• SET EXERCISE:
Extract the lines from the start through the line that holds "16.1, 7, 3.9, 2];", both included, omitting all images.

• INFORMATION SUPPLIED:
>>>

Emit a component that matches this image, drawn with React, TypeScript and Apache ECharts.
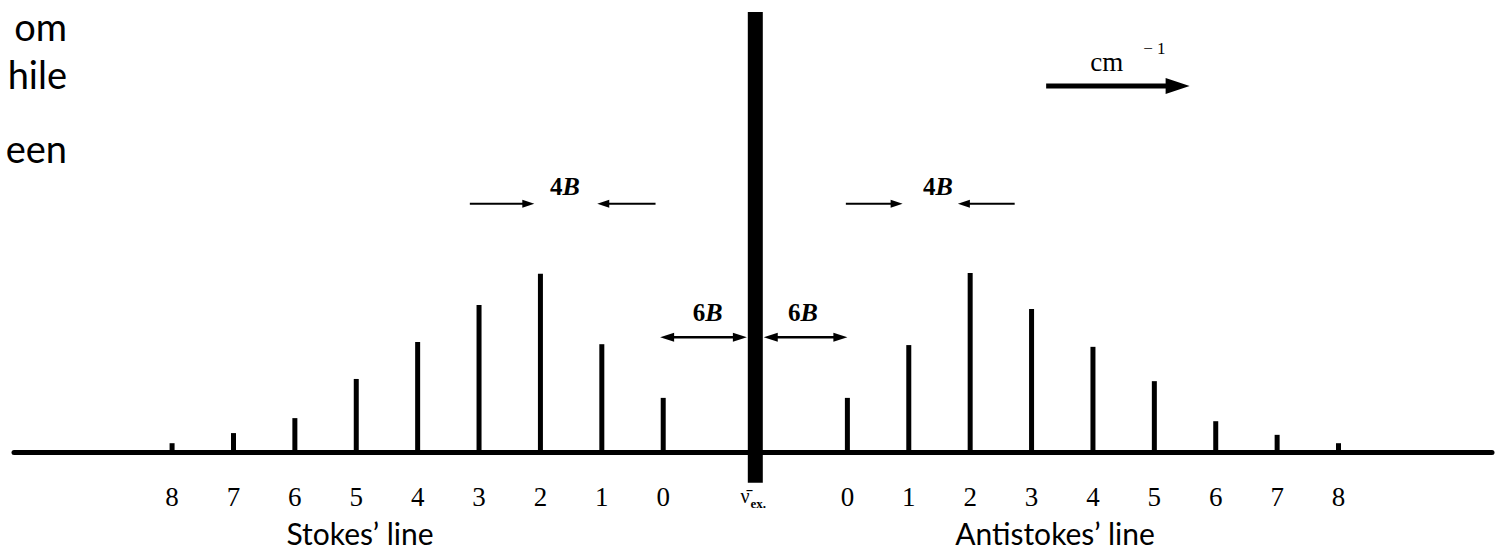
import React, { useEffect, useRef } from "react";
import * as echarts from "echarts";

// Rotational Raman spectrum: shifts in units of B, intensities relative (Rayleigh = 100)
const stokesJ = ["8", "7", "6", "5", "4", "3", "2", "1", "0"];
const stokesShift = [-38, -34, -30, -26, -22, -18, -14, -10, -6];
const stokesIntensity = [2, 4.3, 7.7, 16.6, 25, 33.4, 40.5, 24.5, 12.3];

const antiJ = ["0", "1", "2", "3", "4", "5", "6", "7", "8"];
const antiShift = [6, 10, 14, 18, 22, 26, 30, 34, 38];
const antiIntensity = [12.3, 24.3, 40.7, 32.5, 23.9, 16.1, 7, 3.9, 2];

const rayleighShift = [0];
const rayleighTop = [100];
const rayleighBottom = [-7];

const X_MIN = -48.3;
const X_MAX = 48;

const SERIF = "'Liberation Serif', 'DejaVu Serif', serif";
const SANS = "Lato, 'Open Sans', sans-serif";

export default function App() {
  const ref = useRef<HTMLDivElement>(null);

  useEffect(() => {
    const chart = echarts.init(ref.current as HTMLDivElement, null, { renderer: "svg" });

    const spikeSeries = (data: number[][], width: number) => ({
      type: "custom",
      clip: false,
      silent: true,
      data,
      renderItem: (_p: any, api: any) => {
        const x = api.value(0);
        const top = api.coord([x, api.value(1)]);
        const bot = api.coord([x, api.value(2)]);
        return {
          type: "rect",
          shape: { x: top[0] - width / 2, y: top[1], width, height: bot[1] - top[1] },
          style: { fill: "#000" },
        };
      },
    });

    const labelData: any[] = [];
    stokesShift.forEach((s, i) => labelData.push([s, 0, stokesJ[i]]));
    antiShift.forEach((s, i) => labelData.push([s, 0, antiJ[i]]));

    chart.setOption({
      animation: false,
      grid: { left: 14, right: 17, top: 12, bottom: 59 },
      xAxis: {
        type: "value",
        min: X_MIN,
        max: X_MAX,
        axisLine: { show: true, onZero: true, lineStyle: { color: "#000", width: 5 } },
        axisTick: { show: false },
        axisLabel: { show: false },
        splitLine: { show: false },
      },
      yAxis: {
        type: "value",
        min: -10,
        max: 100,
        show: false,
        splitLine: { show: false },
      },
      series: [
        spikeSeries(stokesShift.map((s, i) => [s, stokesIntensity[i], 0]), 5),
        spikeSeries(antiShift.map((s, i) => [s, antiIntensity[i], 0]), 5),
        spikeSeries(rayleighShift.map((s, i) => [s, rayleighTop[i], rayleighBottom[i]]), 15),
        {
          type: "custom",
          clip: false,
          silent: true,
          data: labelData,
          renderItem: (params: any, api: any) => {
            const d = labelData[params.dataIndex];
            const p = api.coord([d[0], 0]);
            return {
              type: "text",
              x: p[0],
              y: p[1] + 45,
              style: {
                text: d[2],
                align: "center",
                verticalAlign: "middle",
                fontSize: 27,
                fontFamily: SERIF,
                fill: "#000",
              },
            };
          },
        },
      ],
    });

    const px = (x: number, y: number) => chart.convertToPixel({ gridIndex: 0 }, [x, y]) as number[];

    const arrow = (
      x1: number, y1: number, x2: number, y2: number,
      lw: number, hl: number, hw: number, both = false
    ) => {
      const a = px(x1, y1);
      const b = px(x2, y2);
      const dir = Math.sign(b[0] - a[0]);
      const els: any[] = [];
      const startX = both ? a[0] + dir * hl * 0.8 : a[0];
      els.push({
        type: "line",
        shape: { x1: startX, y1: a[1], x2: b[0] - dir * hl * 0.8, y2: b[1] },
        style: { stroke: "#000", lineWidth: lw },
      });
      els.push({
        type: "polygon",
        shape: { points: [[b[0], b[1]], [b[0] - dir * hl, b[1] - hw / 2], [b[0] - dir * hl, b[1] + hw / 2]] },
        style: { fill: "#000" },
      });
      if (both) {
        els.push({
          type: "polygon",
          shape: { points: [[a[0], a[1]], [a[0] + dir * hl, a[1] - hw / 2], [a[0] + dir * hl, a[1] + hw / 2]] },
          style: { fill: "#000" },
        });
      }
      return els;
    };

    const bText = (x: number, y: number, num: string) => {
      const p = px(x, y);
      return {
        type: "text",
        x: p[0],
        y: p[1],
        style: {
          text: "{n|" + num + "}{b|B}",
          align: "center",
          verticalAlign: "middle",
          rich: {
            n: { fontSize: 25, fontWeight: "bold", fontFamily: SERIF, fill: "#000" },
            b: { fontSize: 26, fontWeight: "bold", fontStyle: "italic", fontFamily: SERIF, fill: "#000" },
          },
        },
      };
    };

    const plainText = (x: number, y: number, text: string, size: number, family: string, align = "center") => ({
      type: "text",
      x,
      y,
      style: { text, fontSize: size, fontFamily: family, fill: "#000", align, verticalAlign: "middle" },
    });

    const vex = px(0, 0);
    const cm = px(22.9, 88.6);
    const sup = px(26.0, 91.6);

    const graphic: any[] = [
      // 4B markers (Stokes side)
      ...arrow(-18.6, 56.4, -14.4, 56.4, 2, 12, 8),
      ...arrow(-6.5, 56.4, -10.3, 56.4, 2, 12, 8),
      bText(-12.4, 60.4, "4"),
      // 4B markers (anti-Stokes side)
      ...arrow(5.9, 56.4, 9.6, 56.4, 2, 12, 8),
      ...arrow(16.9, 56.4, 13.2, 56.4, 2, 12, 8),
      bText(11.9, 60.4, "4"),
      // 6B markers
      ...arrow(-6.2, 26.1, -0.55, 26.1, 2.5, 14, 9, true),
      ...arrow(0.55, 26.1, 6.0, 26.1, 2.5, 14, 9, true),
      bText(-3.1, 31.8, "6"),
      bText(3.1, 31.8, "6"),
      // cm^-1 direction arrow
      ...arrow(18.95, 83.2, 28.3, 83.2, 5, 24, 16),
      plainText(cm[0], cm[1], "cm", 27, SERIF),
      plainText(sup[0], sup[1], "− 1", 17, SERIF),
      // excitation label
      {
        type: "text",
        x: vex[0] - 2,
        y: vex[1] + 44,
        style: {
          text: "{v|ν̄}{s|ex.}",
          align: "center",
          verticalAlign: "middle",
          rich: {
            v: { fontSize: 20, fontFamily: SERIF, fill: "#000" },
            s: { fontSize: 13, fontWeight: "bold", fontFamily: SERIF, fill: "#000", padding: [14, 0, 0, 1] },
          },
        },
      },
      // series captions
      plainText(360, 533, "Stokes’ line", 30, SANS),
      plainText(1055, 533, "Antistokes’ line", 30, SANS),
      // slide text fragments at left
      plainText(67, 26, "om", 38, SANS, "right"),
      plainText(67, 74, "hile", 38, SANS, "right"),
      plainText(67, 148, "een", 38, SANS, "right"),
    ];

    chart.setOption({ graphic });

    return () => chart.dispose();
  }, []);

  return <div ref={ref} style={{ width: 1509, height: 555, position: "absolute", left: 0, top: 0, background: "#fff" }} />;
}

<<<

• TASK RESPONSE:
Emit a component that matches this image, drawn with React, TypeScript and Apache ECharts.
import React, { useEffect, useRef } from "react";
import * as echarts from "echarts";

// Rotational Raman spectrum: shifts in units of B, intensities relative (Rayleigh = 100)
const stokesJ = ["8", "7", "6", "5", "4", "3", "2", "1", "0"];
const stokesShift = [-38, -34, -30, -26, -22, -18, -14, -10, -6];
const stokesIntensity = [2, 4.3, 7.7, 16.6, 25, 33.4, 40.5, 24.5, 12.3];

const antiJ = ["0", "1", "2", "3", "4", "5", "6", "7", "8"];
const antiShift = [6, 10, 14, 18, 22, 26, 30, 34, 38];
const antiIntensity = [12.3, 24.3, 40.7, 32.5, 23.9, 16.1, 7, 3.9, 2];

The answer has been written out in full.